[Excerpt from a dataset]
....................

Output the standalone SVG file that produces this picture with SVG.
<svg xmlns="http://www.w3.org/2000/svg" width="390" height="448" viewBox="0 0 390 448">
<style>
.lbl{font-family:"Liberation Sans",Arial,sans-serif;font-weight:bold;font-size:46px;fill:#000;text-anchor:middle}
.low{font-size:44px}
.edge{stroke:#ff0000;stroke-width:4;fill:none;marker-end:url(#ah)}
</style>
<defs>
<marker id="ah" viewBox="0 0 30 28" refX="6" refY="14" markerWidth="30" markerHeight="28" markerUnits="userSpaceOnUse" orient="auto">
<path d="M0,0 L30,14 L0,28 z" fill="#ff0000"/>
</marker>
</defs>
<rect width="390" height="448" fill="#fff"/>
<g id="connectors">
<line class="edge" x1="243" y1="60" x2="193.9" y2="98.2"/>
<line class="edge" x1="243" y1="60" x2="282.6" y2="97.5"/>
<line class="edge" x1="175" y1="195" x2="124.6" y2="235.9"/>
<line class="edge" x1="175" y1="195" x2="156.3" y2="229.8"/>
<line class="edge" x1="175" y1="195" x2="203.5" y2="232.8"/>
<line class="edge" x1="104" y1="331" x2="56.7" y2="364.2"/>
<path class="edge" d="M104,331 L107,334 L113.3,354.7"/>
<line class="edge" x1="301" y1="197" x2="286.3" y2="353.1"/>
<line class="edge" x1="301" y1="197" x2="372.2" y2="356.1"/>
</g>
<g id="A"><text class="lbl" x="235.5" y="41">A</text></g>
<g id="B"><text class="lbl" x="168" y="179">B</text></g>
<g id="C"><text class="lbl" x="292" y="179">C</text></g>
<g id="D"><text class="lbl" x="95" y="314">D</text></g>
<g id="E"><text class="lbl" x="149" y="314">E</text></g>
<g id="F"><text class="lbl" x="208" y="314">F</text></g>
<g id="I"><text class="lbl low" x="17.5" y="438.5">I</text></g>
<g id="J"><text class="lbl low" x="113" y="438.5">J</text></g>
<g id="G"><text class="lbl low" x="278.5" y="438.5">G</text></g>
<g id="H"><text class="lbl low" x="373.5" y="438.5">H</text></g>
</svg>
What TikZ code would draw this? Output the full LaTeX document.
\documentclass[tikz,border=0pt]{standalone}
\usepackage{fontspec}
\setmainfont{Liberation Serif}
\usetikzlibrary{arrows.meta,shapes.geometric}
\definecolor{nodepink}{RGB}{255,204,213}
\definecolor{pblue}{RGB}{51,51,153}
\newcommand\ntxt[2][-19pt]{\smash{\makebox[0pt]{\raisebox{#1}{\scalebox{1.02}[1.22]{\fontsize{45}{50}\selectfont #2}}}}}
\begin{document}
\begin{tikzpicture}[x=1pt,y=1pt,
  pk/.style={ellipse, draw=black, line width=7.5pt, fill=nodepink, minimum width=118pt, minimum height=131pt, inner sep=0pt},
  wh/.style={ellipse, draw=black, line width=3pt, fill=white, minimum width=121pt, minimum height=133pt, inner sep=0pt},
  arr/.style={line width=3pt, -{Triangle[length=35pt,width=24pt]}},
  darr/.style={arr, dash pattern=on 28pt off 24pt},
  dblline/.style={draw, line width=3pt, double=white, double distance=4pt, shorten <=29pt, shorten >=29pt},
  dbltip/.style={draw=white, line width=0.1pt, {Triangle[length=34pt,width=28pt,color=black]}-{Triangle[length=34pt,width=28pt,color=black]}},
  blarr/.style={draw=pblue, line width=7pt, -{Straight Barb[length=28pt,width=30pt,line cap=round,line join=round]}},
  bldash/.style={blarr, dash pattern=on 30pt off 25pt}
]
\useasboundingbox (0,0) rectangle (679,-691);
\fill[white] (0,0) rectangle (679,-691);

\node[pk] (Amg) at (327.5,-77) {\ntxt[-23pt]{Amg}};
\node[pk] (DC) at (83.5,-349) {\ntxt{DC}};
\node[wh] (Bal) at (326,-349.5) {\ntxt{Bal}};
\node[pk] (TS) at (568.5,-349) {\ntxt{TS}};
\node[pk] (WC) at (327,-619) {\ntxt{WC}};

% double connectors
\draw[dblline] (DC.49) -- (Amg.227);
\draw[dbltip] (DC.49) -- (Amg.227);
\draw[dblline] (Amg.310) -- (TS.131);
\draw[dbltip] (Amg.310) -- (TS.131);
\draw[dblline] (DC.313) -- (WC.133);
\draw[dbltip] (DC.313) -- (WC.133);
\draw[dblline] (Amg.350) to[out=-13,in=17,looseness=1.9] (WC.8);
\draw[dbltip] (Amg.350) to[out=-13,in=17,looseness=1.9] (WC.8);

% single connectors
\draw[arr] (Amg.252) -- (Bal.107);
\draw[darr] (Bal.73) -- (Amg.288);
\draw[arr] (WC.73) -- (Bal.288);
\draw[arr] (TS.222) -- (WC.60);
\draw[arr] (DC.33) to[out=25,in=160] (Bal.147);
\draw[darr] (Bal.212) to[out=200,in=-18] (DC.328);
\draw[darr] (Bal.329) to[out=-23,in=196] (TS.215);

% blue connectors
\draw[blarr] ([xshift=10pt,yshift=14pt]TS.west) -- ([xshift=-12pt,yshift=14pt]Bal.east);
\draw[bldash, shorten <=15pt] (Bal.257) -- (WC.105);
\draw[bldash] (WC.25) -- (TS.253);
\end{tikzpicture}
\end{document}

....................

REQUIRED TASK: Retype all of the data shown above, word for word.

ANSWER BELOW:
Output the standalone SVG file that produces this picture with SVG.
<svg xmlns="http://www.w3.org/2000/svg" width="390" height="448" viewBox="0 0 390 448">
<style>
.lbl{font-family:"Liberation Sans",Arial,sans-serif;font-weight:bold;font-size:46px;fill:#000;text-anchor:middle}
.low{font-size:44px}
.edge{stroke:#ff0000;stroke-width:4;fill:none;marker-end:url(#ah)}
</style>
<defs>
<marker id="ah" viewBox="0 0 30 28" refX="6" refY="14" markerWidth="30" markerHeight="28" markerUnits="userSpaceOnUse" orient="auto">
<path d="M0,0 L30,14 L0,28 z" fill="#ff0000"/>
</marker>
</defs>
<rect width="390" height="448" fill="#fff"/>
<g id="connectors">
<line class="edge" x1="243" y1="60" x2="193.9" y2="98.2"/>
<line class="edge" x1="243" y1="60" x2="282.6" y2="97.5"/>
<line class="edge" x1="175" y1="195" x2="124.6" y2="235.9"/>
<line class="edge" x1="175" y1="195" x2="156.3" y2="229.8"/>
<line class="edge" x1="175" y1="195" x2="203.5" y2="232.8"/>
<line class="edge" x1="104" y1="331" x2="56.7" y2="364.2"/>
<path class="edge" d="M104,331 L107,334 L113.3,354.7"/>
<line class="edge" x1="301" y1="197" x2="286.3" y2="353.1"/>
<line class="edge" x1="301" y1="197" x2="372.2" y2="356.1"/>
</g>
<g id="A"><text class="lbl" x="235.5" y="41">A</text></g>
<g id="B"><text class="lbl" x="168" y="179">B</text></g>
<g id="C"><text class="lbl" x="292" y="179">C</text></g>
<g id="D"><text class="lbl" x="95" y="314">D</text></g>
<g id="E"><text class="lbl" x="149" y="314">E</text></g>
<g id="F"><text class="lbl" x="208" y="314">F</text></g>
<g id="I"><text class="lbl low" x="17.5" y="438.5">I</text></g>
<g id="J"><text class="lbl low" x="113" y="438.5">J</text></g>
<g id="G"><text class="lbl low" x="278.5" y="438.5">G</text></g>
<g id="H"><text class="lbl low" x="373.5" y="438.5">H</text></g>
</svg>
What TikZ code would draw this? Output the full LaTeX document.
\documentclass[tikz,border=0pt]{standalone}
\usepackage{fontspec}
\setmainfont{Liberation Serif}
\usetikzlibrary{arrows.meta,shapes.geometric}
\definecolor{nodepink}{RGB}{255,204,213}
\definecolor{pblue}{RGB}{51,51,153}
\newcommand\ntxt[2][-19pt]{\smash{\makebox[0pt]{\raisebox{#1}{\scalebox{1.02}[1.22]{\fontsize{45}{50}\selectfont #2}}}}}
\begin{document}
\begin{tikzpicture}[x=1pt,y=1pt,
  pk/.style={ellipse, draw=black, line width=7.5pt, fill=nodepink, minimum width=118pt, minimum height=131pt, inner sep=0pt},
  wh/.style={ellipse, draw=black, line width=3pt, fill=white, minimum width=121pt, minimum height=133pt, inner sep=0pt},
  arr/.style={line width=3pt, -{Triangle[length=35pt,width=24pt]}},
  darr/.style={arr, dash pattern=on 28pt off 24pt},
  dblline/.style={draw, line width=3pt, double=white, double distance=4pt, shorten <=29pt, shorten >=29pt},
  dbltip/.style={draw=white, line width=0.1pt, {Triangle[length=34pt,width=28pt,color=black]}-{Triangle[length=34pt,width=28pt,color=black]}},
  blarr/.style={draw=pblue, line width=7pt, -{Straight Barb[length=28pt,width=30pt,line cap=round,line join=round]}},
  bldash/.style={blarr, dash pattern=on 30pt off 25pt}
]
\useasboundingbox (0,0) rectangle (679,-691);
\fill[white] (0,0) rectangle (679,-691);

\node[pk] (Amg) at (327.5,-77) {\ntxt[-23pt]{Amg}};
\node[pk] (DC) at (83.5,-349) {\ntxt{DC}};
\node[wh] (Bal) at (326,-349.5) {\ntxt{Bal}};
\node[pk] (TS) at (568.5,-349) {\ntxt{TS}};
\node[pk] (WC) at (327,-619) {\ntxt{WC}};

% double connectors
\draw[dblline] (DC.49) -- (Amg.227);
\draw[dbltip] (DC.49) -- (Amg.227);
\draw[dblline] (Amg.310) -- (TS.131);
\draw[dbltip] (Amg.310) -- (TS.131);
\draw[dblline] (DC.313) -- (WC.133);
\draw[dbltip] (DC.313) -- (WC.133);
\draw[dblline] (Amg.350) to[out=-13,in=17,looseness=1.9] (WC.8);
\draw[dbltip] (Amg.350) to[out=-13,in=17,looseness=1.9] (WC.8);

% single connectors
\draw[arr] (Amg.252) -- (Bal.107);
\draw[darr] (Bal.73) -- (Amg.288);
\draw[arr] (WC.73) -- (Bal.288);
\draw[arr] (TS.222) -- (WC.60);
\draw[arr] (DC.33) to[out=25,in=160] (Bal.147);
\draw[darr] (Bal.212) to[out=200,in=-18] (DC.328);
\draw[darr] (Bal.329) to[out=-23,in=196] (TS.215);

% blue connectors
\draw[blarr] ([xshift=10pt,yshift=14pt]TS.west) -- ([xshift=-12pt,yshift=14pt]Bal.east);
\draw[bldash, shorten <=15pt] (Bal.257) -- (WC.105);
\draw[bldash] (WC.25) -- (TS.253);
\end{tikzpicture}
\end{document}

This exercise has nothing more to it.